|
Student Loan Consolidation-The Good, Bad, And The Ugly
By: Dan Johnson
With tuition costs rising across the country, it has become increasingly
necessary for college students to take on debt in an effort to get their degree.
But student loan repayments are often difficult for students to make, especially
considering that early on graduates incomes are typically quite a bit lower then
their ultimate earning potential. Due to these circumstances, Student Loan
Consolidation is a valuable option for many recent college grads to pursue.
How Student Loan Consolidation Works
Student Loan consolidation works like most consolidation programs. A single
lender takes on the various loans you have accumulated, like Stafford, Perkins,
HEAL, NSL, and private loans. While the terms and repayment conditions vary
among these many different lenders, a single loan consolidation company will pay
off all these loans and offer you a single, typically longer term, loan. What
this means practically, is that instead of having to pay off one loan in 3
years, another in 5, and another in 10, or having one loan’s interest rate be
fixed and another variable, all your loans are compiled under a single system.
You can then negotiate with your loan consolidation lender, about the terms of
the loan. Typically, students opt for a repayment plan of 10 to 30 years.

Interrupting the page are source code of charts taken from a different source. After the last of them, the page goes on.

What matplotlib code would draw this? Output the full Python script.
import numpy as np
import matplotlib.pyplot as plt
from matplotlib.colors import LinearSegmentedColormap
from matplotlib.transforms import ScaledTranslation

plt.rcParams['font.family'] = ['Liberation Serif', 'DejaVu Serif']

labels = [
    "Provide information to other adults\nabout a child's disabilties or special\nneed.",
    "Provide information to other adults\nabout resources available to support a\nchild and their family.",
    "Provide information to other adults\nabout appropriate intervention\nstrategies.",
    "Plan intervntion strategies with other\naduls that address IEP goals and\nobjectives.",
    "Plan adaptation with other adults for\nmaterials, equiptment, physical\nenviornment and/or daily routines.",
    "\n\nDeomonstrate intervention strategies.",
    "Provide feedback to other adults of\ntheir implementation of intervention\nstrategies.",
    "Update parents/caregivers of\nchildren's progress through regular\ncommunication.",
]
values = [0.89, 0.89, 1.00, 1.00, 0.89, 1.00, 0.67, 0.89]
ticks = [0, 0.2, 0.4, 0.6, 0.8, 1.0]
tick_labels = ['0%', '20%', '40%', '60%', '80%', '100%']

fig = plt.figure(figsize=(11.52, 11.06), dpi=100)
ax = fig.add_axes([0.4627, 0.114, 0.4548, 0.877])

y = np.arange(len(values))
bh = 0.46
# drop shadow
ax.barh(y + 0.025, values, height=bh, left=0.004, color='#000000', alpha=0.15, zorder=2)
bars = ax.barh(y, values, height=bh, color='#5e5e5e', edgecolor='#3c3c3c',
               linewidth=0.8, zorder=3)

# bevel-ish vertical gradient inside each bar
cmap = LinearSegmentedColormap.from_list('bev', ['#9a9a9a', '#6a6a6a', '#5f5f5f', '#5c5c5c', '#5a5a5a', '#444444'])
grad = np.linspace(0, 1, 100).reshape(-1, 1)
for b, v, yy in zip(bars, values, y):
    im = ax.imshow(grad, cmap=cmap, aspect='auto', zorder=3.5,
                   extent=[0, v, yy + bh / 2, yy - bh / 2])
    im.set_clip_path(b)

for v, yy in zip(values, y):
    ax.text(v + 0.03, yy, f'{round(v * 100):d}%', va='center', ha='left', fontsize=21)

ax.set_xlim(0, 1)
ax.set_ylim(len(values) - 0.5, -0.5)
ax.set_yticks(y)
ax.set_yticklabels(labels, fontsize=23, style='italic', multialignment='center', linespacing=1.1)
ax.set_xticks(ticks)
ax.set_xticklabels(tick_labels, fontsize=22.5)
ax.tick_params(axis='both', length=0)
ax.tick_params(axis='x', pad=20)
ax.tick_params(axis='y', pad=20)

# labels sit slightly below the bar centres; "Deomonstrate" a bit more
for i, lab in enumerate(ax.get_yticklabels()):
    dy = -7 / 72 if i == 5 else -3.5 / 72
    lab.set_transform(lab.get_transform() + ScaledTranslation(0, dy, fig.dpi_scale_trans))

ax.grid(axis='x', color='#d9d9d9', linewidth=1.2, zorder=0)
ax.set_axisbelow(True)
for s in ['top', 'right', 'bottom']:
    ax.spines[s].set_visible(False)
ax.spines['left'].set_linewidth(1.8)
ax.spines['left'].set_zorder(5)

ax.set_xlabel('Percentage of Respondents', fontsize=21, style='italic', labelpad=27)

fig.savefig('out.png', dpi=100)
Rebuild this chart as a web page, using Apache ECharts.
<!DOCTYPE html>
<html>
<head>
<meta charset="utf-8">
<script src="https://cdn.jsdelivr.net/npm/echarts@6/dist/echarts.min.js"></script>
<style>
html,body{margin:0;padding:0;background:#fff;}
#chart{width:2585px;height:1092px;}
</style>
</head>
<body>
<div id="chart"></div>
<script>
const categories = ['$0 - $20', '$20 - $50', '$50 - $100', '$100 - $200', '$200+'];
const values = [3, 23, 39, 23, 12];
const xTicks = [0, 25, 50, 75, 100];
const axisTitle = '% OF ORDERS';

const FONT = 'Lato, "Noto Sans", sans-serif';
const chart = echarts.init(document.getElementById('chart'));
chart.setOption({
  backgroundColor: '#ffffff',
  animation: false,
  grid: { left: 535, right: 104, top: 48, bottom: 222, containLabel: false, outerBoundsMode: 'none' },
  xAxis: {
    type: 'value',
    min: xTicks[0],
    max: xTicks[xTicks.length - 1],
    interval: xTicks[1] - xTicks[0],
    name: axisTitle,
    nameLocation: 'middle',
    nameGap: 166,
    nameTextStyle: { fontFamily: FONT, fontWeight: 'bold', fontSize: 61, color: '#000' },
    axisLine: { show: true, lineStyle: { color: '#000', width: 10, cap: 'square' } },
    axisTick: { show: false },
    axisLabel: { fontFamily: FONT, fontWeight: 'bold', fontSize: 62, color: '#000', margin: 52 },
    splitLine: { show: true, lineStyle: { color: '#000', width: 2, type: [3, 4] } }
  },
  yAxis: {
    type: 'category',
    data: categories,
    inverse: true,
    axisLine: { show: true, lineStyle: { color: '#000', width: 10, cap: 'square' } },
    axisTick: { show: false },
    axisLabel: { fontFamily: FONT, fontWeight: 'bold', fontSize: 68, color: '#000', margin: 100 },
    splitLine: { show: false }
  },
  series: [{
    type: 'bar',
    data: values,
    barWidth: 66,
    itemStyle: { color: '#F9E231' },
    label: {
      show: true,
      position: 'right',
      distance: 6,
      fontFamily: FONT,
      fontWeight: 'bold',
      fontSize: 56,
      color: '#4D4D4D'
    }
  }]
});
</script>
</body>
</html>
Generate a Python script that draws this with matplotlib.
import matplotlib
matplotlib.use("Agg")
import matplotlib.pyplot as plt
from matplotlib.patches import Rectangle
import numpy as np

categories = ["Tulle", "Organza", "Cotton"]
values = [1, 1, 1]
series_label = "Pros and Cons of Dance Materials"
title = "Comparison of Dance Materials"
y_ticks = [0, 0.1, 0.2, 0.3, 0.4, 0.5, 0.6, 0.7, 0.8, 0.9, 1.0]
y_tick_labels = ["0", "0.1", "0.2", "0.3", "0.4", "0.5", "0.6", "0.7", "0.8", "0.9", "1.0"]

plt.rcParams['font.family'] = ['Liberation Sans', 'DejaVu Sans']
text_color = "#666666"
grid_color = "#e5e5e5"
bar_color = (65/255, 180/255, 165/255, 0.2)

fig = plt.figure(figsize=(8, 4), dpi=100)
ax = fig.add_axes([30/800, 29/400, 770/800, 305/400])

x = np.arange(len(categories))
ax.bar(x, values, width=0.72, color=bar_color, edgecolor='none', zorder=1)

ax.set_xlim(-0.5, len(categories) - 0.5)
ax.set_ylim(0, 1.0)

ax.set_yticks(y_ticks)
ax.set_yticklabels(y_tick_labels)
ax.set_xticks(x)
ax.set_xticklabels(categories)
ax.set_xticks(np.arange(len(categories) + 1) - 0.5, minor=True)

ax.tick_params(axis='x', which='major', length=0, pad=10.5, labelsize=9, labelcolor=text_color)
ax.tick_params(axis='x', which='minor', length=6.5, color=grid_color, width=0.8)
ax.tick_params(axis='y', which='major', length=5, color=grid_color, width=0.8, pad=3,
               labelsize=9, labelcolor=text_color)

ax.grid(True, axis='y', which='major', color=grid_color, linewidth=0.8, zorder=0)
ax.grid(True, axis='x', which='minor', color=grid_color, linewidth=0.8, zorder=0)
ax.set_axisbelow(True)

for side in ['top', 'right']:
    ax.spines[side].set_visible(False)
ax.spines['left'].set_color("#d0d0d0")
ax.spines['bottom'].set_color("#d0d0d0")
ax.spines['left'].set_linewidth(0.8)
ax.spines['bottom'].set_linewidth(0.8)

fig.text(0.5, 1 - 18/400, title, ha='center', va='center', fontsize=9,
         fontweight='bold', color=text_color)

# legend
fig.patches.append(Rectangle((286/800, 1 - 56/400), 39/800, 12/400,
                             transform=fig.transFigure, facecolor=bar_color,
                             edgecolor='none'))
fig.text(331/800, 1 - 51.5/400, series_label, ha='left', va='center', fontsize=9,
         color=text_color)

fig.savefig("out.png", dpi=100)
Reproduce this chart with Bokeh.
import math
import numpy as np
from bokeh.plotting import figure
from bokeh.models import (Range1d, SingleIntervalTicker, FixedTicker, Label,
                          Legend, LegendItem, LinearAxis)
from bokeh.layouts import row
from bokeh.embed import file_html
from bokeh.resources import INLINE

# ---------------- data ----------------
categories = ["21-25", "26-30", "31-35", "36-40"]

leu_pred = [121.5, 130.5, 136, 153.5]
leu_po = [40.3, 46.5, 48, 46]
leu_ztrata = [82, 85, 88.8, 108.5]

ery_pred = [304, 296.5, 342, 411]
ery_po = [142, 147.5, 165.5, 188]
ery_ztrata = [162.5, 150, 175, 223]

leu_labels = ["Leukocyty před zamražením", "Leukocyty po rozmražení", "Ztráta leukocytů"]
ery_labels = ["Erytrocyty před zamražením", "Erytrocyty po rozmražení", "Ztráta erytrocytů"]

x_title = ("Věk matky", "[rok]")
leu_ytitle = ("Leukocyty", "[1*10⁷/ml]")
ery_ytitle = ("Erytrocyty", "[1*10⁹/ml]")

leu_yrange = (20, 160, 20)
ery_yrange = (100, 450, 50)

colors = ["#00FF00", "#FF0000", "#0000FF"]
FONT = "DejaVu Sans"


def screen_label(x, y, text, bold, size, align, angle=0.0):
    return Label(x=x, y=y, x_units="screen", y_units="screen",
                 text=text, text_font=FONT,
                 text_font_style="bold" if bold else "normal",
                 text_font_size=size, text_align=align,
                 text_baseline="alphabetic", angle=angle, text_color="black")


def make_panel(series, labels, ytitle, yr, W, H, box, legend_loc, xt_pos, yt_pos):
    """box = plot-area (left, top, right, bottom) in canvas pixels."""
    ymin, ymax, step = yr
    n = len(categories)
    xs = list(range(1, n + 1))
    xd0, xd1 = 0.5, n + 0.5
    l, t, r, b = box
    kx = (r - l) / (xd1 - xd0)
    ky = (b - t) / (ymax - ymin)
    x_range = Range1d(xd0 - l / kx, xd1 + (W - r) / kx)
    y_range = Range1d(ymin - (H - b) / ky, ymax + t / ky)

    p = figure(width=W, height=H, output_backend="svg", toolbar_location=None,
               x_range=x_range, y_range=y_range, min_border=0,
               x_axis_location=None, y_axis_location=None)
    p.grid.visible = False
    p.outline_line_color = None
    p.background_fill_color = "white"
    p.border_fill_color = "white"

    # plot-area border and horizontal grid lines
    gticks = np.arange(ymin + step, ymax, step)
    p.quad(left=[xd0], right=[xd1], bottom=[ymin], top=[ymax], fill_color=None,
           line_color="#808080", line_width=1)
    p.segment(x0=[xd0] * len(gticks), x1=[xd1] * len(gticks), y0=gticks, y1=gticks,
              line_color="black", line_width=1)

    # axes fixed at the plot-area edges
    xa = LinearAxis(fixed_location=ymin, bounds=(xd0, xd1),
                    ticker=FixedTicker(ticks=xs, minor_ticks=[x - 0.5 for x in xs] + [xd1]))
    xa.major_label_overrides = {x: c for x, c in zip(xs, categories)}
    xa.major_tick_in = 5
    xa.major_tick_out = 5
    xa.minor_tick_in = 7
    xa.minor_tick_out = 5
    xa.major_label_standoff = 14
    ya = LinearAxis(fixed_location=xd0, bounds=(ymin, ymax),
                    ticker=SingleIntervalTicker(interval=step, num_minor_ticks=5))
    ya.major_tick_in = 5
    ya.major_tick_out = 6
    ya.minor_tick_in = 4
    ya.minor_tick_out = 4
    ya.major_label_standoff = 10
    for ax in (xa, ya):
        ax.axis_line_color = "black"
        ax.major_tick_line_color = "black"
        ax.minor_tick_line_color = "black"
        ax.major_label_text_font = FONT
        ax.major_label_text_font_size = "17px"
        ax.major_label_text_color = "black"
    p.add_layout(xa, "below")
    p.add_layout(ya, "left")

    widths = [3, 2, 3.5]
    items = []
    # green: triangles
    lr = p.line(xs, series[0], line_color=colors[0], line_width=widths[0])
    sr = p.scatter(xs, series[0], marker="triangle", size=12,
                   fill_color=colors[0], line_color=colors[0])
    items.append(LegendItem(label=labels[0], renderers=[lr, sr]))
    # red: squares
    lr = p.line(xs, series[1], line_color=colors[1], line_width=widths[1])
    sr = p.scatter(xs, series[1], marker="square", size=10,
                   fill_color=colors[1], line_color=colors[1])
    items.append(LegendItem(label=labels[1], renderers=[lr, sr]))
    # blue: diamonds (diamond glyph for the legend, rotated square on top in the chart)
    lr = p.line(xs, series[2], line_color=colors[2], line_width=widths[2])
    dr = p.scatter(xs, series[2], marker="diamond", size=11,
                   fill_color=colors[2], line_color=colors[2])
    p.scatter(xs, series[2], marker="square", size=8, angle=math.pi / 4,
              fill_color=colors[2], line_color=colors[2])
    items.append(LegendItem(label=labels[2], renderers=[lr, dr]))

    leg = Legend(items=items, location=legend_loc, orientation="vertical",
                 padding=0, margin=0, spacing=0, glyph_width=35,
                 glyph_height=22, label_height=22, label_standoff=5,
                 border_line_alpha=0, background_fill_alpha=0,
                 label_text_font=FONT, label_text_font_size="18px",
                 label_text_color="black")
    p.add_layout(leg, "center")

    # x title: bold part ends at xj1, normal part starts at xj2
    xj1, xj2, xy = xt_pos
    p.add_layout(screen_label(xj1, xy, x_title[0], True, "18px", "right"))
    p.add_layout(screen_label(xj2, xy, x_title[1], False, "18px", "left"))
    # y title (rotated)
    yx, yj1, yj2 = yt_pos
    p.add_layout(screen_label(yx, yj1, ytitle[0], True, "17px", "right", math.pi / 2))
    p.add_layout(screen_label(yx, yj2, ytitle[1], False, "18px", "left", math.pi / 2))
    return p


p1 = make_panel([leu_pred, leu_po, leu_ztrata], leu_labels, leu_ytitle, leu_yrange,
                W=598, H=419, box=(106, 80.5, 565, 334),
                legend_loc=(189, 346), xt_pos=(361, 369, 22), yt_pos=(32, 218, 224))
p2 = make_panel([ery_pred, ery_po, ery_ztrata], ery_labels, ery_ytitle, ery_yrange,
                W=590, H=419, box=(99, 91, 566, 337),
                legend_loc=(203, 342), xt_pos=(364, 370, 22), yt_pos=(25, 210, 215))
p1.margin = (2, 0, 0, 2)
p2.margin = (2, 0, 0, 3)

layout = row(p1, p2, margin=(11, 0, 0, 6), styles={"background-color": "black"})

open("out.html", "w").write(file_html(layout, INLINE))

Obviously, the longer the term of the loan, the lower your monthly payment will
be.
Why Consolidate?
Consolidating your student loans offers you the opportunity to stretch out your
payments, so as to take advantage of your future earning power. It is quite
reasonable for students to believe that they will earn more as their careers
progress, and by stretching out the length of their repayments, they won’t have
to pay the most on their loan while their income is at its lowest point. Another
benefit of student loan consolidation programs is that they take a lot of the
confusion and problems out of student loan repayment. For recent graduates who
have loans from a variety of public and private lenders, keeping up with the
unique terms and conditions of every loan can often be a bit of a nuisance. For
these reasons consolidation is a very popular option. But that does not mean
that it is not without its costs.
Why Not Consolidate?
Loan consolidation of any variety, is so appealing for lenders because they can
charge relatively high “consolidation” fees. While student loan consolidation is
regulated better than most forms, loan consolidation companies still manage to
add quite a bit to the principle of the loan (that you will ultimately have to
pay back) in the form of fees. One way to avoid this is to insist that you be
offered the opportunity to pay for ALL consolidation fees upfront. By doing
this, you can ensure that you will at least be made aware of the quantity of
charges being imposed upon you. Another problem with loan consolidation is that
by extending the terms of your loans (say from 5 to 15 years) you dramatically
increase the amount of interest you pay on your loans. Your interest payments on
your loans accumulate over time. This means that the longer you take to pay your
loan back, the more interest will accumulate. Many students fail to notice this,
as they only focus on the interest rate, and not the total amount of interest
that will be paid over the life of the loan.
Student loan consolidation is a valuable tool for students who want to defer
their repayments until they earn more or for those who find the nuisance of
maintaining many of their individual loans to be too troublesome. It is
important for recent graduates to consider, however, that these benefits,
despite what lenders may lead you to believe, do not come without negative
tradeoffs. By being aware of both the positives and negatives of student loan
consolidation, you can make more educated decisions about the whether student
loan consolidation is the right solution for you.